Women in Rej High School – short abstract

by Aleksandra Wróbel

While we were picking up which subject we would like to write about, we both exactly knew that this one is the best for us. We’re interested in feminism and women rights so we know a thing or two about it. We wanted to learn more about how women lived when they didn’t have the same civil rights as men and how their lives changed when they got it. We are both females and the history of letting women to do more is important for us. Without it, we probably wouldn’t even dream of finding different kinds of fulfillment of our present lives.

In this article we talk about the women who came a long way to make their dreams come true and to educate youngsters properly. We mainly talk about the women who contributed in making our school the

way it functions now.

In November 1918 polish women received electoral rights, as one of the first women in Europe, from the hands of the temporary head of the government, Józef Piłsudski. Piłsudski himself was opposed to the idea of women voting but was convinced by suffragettes protesting outside of his Villa in Sulejówek near Warsaw, and his second wife – Aleksandra, who considered herself a feminist. Later, his decree clearly stated that „a voter is a legal citizen of the country, no matter their sex”. Granting women the electoral rights was a culmination of women’s hard work and the next step towards true democracy.

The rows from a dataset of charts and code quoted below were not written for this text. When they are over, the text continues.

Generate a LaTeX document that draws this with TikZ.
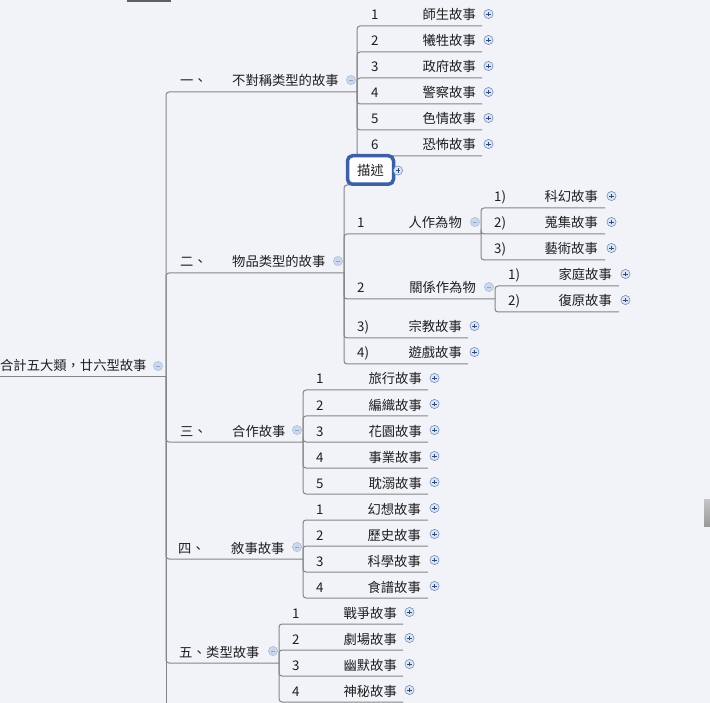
\documentclass[tikz,border=0pt]{standalone}
\usepackage{fontspec}
\setmainfont{Noto Sans CJK TC}
\definecolor{bg}{HTML}{F1F3F8}
\definecolor{ln}{HTML}{858585}
\definecolor{tx}{HTML}{1E1E1E}
\definecolor{pfill}{HTML}{DCE5F2}
\definecolor{pdraw}{HTML}{7490BC}
\definecolor{pmark}{HTML}{2E4C80}
\definecolor{mfill}{HTML}{CBD7EA}
\definecolor{mdraw}{HTML}{B0C1DC}
\definecolor{mmark}{HTML}{8FA6CA}
\definecolor{sel}{HTML}{3C5FA6}
\tikzset{
  conn/.style={draw=ln,line width=1pt,rounded corners=3pt},
  lbl/.style={inner sep=0pt,text=tx,font=\fontsize{13.3}{16}\selectfont},
  plusicon/.pic={
    \begin{scope}[xshift=6.5pt]
      \draw[fill=pfill,draw=pdraw,line width=0.6pt] (0pt,0pt) circle (4.6pt);
      \draw[pmark,line width=0.9pt] (-2.4pt,0pt)--(2.4pt,0pt) (0pt,-2.4pt)--(0pt,2.4pt);
    \end{scope}},
  minusicon/.pic={
    \begin{scope}[xshift=-6pt]
      \draw[fill=mfill,draw=mdraw,line width=0.6pt] (0pt,0pt) circle (4.6pt);
      \draw[mmark,line width=0.9pt] (-2.4pt,0pt)--(2.4pt,0pt);
    \end{scope}}
}
% name, parent, underline y, underline end x, number x, number, text east x, text, icon
\newcommand\mmrow[9]{%
  \coordinate (#1) at (#4,#3);
  \draw[conn] (#2) |- (#1);
  \node[lbl,anchor=base west] (#1n) at (#5,#3-6) {#6};
  \node[lbl,anchor=base east] (#1t) at (#7,#3-6) {#8};
  \pic at (#4,#3-12) {#9};
}
% name, underline y, underline end x, number x, number, text west x, text
\newcommand\mmtop[7]{%
  \coordinate (#1) at (#3,#2);
  \draw[conn] (R) |- (#1);
  \node[lbl,anchor=base west] (#1n) at (#4,#2-6) {#5};
  \node[lbl,anchor=base west] (#1t) at (#6,#2-6) {#7};
  \pic at (#3,#2-12) {minusicon};
}
\begin{document}
\begin{tikzpicture}[x=1pt,y=-1pt]
\fill[bg] (0,0) rectangle (710,703);
\useasboundingbox (0,0) rectangle (710,703);
% decorations at the edges
\fill[gray!75!black] (127,0) rectangle (171,1.6);
\shade[top color=gray!45,bottom color=gray!80] (704,499) rectangle (710,526);
% root
\coordinate (R0) at (0,377);
\coordinate (R) at (166,377);
\coordinate (trunkend) at (166,703);
\node[lbl,anchor=base west] (root) at (0,371) {合計五大類，廿六型故事};
\draw[conn] (R0) -- (R);
\draw[conn] (R) -- (trunkend);
\pic at (164,366) {minusicon};
% level 1
\mmtop{A}{92}{357}{180}{一、}{232}{不對稱类型的故事}
\mmtop{B}{273}{344}{180}{二、}{232}{物品类型的故事}
\mmtop{C}{442}{303}{180}{三、}{232}{合作故事}
\mmtop{D}{559}{303}{178}{四、}{231}{敘事故事}
\mmtop{E}{663}{279}{179}{五、}{206}{类型故事}
% A children
\mmrow{A1}{A}{26}{482}{371}{1}{476}{師生故事}{plusicon}
\mmrow{A2}{A}{52}{482}{371}{2}{476}{犧牲故事}{plusicon}
\mmrow{A3}{A}{78}{482}{371}{3}{476}{政府故事}{plusicon}
\mmrow{A4}{A}{104}{482}{371}{4}{476}{警察故事}{plusicon}
\mmrow{A5}{A}{130}{482}{371}{5}{476}{色情故事}{plusicon}
\mmrow{A6}{A}{156}{482}{371}{6}{476}{恐怖故事}{plusicon}
% B children
\coordinate (Bd) at (351,185);
\draw[conn] (B) |- (Bd);
\node[lbl,draw=sel,line width=3.5pt,fill=white,rounded corners=5pt,
  minimum width=46pt,minimum height=28.5pt] (dsc) at (370.5,170) {描述};
\pic at (391.5,170.5) {plusicon};
\mmrow{B1}{B}{234}{481}{357}{1}{462}{人作為物}{minusicon}
\mmrow{B1a}{B1}{208}{605}{494}{1)}{598}{科幻故事}{plusicon}
\mmrow{B1b}{B1}{234}{605}{494}{2)}{598}{蒐集故事}{plusicon}
\mmrow{B1c}{B1}{260}{605}{494}{3)}{598}{藝術故事}{plusicon}
\mmrow{B2}{B}{299}{495}{357}{2}{476}{關係作為物}{minusicon}
\mmrow{B2a}{B2}{286}{619}{508}{1)}{612}{家庭故事}{plusicon}
\mmrow{B2b}{B2}{312}{619}{508}{2)}{612}{復原故事}{plusicon}
\mmrow{B3}{B}{338}{468}{357}{3)}{462}{宗教故事}{plusicon}
\mmrow{B4}{B}{364}{468}{357}{4)}{462}{遊戲故事}{plusicon}
% C children
\mmrow{C1}{C}{390}{428}{316}{1}{422}{旅行故事}{plusicon}
\mmrow{C2}{C}{416}{428}{316}{2}{422}{編織故事}{plusicon}
\mmrow{C3}{C}{442}{428}{316}{3}{422}{花園故事}{plusicon}
\mmrow{C4}{C}{468}{428}{316}{4}{422}{事業故事}{plusicon}
\mmrow{C5}{C}{494}{428}{316}{5}{422}{耽溺故事}{plusicon}
% D children
\mmrow{D1}{D}{520}{428}{316}{1}{421}{幻想故事}{plusicon}
\mmrow{D2}{D}{546}{428}{316}{2}{421}{歷史故事}{plusicon}
\mmrow{D3}{D}{572}{428}{316}{3}{421}{科學故事}{plusicon}
\mmrow{D4}{D}{598}{428}{316}{4}{421}{食譜故事}{plusicon}
% E children
\mmrow{E1}{E}{624}{403}{292}{1}{397}{戰爭故事}{plusicon}
\mmrow{E2}{E}{650}{403}{292}{2}{397}{劇場故事}{plusicon}
\mmrow{E3}{E}{676}{403}{292}{3}{397}{幽默故事}{plusicon}
\mmrow{E4}{E}{702}{403}{292}{4}{397}{神秘故事}{plusicon}
\end{tikzpicture}
\end{document}
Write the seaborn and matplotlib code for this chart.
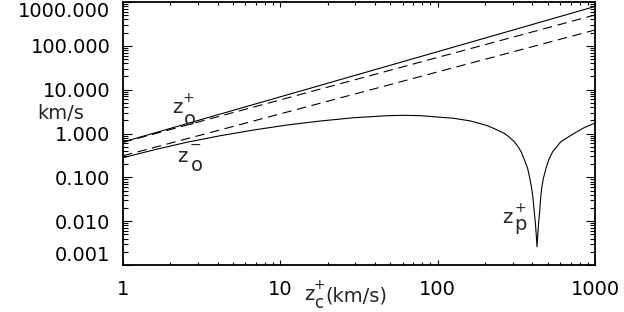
import matplotlib
matplotlib.use("Agg")
import matplotlib.pyplot as plt
import matplotlib.ticker as mticker
import seaborn as sns
import pandas as pd

# ---- data ----
x_ends = [1.0, 1000.0]
zo_plus_solid = [0.64, 790.0]
zo_plus_dashed = [0.63, 505.0]
zo_minus_dashed = [0.31, 230.0]

zp_x = [1, 1.56, 2.54, 4.15, 6.76, 11.0, 18.0, 29.3, 47.8, 61, 78, 127, 162,
        207, 230, 265, 285, 307, 323, 339, 356, 373, 385, 396, 404, 411, 418,
        423, 428, 433, 438, 445, 451, 458, 470, 488, 510, 538, 607, 738, 850,
        991]
zp_y = [0.28, 0.42, 0.63, 0.89, 1.2, 1.56, 1.93, 2.29, 2.55, 2.60, 2.55, 2.22,
        1.93, 1.51, 1.28, 1.01, 0.83, 0.65, 0.51, 0.385, 0.25, 0.16, 0.095,
        0.056, 0.032, 0.0165, 0.009, 0.005, 0.0026, 0.005, 0.009, 0.0165,
        0.032, 0.056, 0.095, 0.16, 0.26, 0.385, 0.65, 1.01, 1.35, 1.71]

x_ticks = [1, 10, 100, 1000]
x_tick_labels = ["1", "10", "100", "1000"]
y_ticks = [0.001, 0.01, 0.1, 1, 10, 100, 1000]

sns.set_style("ticks")
plt.rcParams["font.family"] = ["DejaVu Sans"]

FS = 14
fig = plt.figure(figsize=(6.24, 3.12), dpi=100)
ax = fig.add_axes([123 / 624, 47 / 312, 472 / 624, 263 / 312])

lw = 0.8
sns.lineplot(x=x_ends, y=zo_plus_solid, ax=ax, color="black", lw=lw)
l1 = sns.lineplot(x=x_ends, y=zo_plus_dashed, ax=ax, color="black", lw=lw).lines[-1]
l1.set_dashes((8.5, 5))
l2 = sns.lineplot(x=x_ends, y=zo_minus_dashed, ax=ax, color="black", lw=lw).lines[-1]
l2.set_dashes((8.5, 5))
sns.lineplot(data=pd.DataFrame({"x": zp_x, "y": zp_y}), x="x", y="y", ax=ax,
             color="black", lw=lw, sort=False, estimator=None)

ax.set_xscale("log")
ax.set_yscale("log")
ax.set_xlim(1, 1000)
ax.set_ylim(0.001, 1000)
ax.set_xlabel("")
ax.set_ylabel("")

ax.set_xticks(x_ticks)
ax.set_xticklabels(x_tick_labels)
ax.set_yticks(y_ticks)
ax.yaxis.set_major_formatter(mticker.FuncFormatter(lambda v, p: f"{v:.3f}"))
ax.xaxis.set_minor_locator(mticker.LogLocator(base=10, subs=range(2, 10), numticks=20))
ax.yaxis.set_minor_locator(mticker.LogLocator(base=10, subs=range(2, 10), numticks=20))
ax.xaxis.set_minor_formatter(mticker.NullFormatter())
ax.yaxis.set_minor_formatter(mticker.NullFormatter())

ax.tick_params(which="both", direction="in", top=True, right=True, width=0.8,
               color="black", labelsize=FS, labelcolor="black")
ax.tick_params(axis="x", which="major", length=3.8, pad=11)
ax.tick_params(axis="x", which="minor", length=1.9)
ax.tick_params(axis="y", which="major", length=6.8, pad=9)
ax.tick_params(axis="y", which="minor", length=3.4)

for s in ax.spines.values():
    s.set_linewidth(1.3)
    s.set_color("black")

# keep end labels inside like the reference
fig.canvas.draw()
ylabels = ax.get_yticklabels()
ylabels[0].set_va("bottom")
ylabels[-1].set_va("top")

ax.set_ylabel("km/s", fontsize=FS, rotation=0)
ax.yaxis.set_label_coords(-0.131, 0.576)
ax.yaxis.label.set_va("center")
ax.yaxis.label.set_ha("center")

def sym(x, y, s, size=FS, va="center", ha="center"):
    ax.text(x, y, s, transform=ax.transAxes, fontsize=size, ha=ha, va=va,
            clip_on=False)

# z_o^+
sym(0.1144, 0.597, "z")
sym(0.1377, 0.636, "+", size=10)
sym(0.142, 0.555, "o")
# z_o^-
sym(0.125, 0.414, "z")
sym(0.1525, 0.455, "\u2212", size=10)
sym(0.157, 0.380, "o")
# z_p^+
sym(0.8136, 0.1825, "z")
sym(0.841, 0.215, "+", size=10)
sym(0.843, 0.133, "p", va="baseline")
# x label z_c^+(km/s)
sym(0.394, -0.114, "z")
sym(0.415, -0.076, "+", size=10)
sym(0.415, -0.143, "c", size=12)
sym(0.428, -0.118, "(km/s)", ha="left")

fig.savefig("out.png", dpi=100)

Ms. Helena Bursche was the first headmistress of Secondary School named after the daughter of swedish king Jan Waza, whose name was Anna Wazówna. The princess was one of the most outstanding women of her era. She also proved that the patriotism does not depend on religion. The headmistress easily gained sympathy among the students thanks to her knowledge, authority and warm vibes that she surrounded her charges with. Although the harmful events related to World War II, she continued her fathers resolutions and run the school under the table. Since 1949 the school society could move to the newly renovated building on Plac Małachowskiego, yet it was still too small for coeducational units.

The main educational aims for teacher’s council were to teach students how to be hardworking, responsible, tolerant, patriotic. They wanted them to be valuable and well-educated members of society. Most of this values are kept to this day and the teachers still wants us to become smart and great people when we graduate.

More up-to-date person is Mrs. Julia Tazbir who started working in Mikołaj Rej’s High School in 1969. During martial law she took part in some events at school that were supposed to have some kind of persuasive elements. At any costs, the teacher’s council wanted to keep the students in school so they wouldn’t stop their education beacuse of politics. During our talk with her for school’s media group, we could see why students liked her.

Most of the teachers, for example: Antonina Powiatowska, Maria Bakkowa, Emilia Rotherowa and Maria Malinowska, kept teaching students with the same aims in mind. They all were very kind, warm and intelligent. They treated their students individually.

Lidia Zonn once said: „Mrs. Malinowska, next to gymnastics, taught us the rules of collective cooperation: companionship, solidarity, toleration, mutual respect… the features that are more and more hard to find in present World”.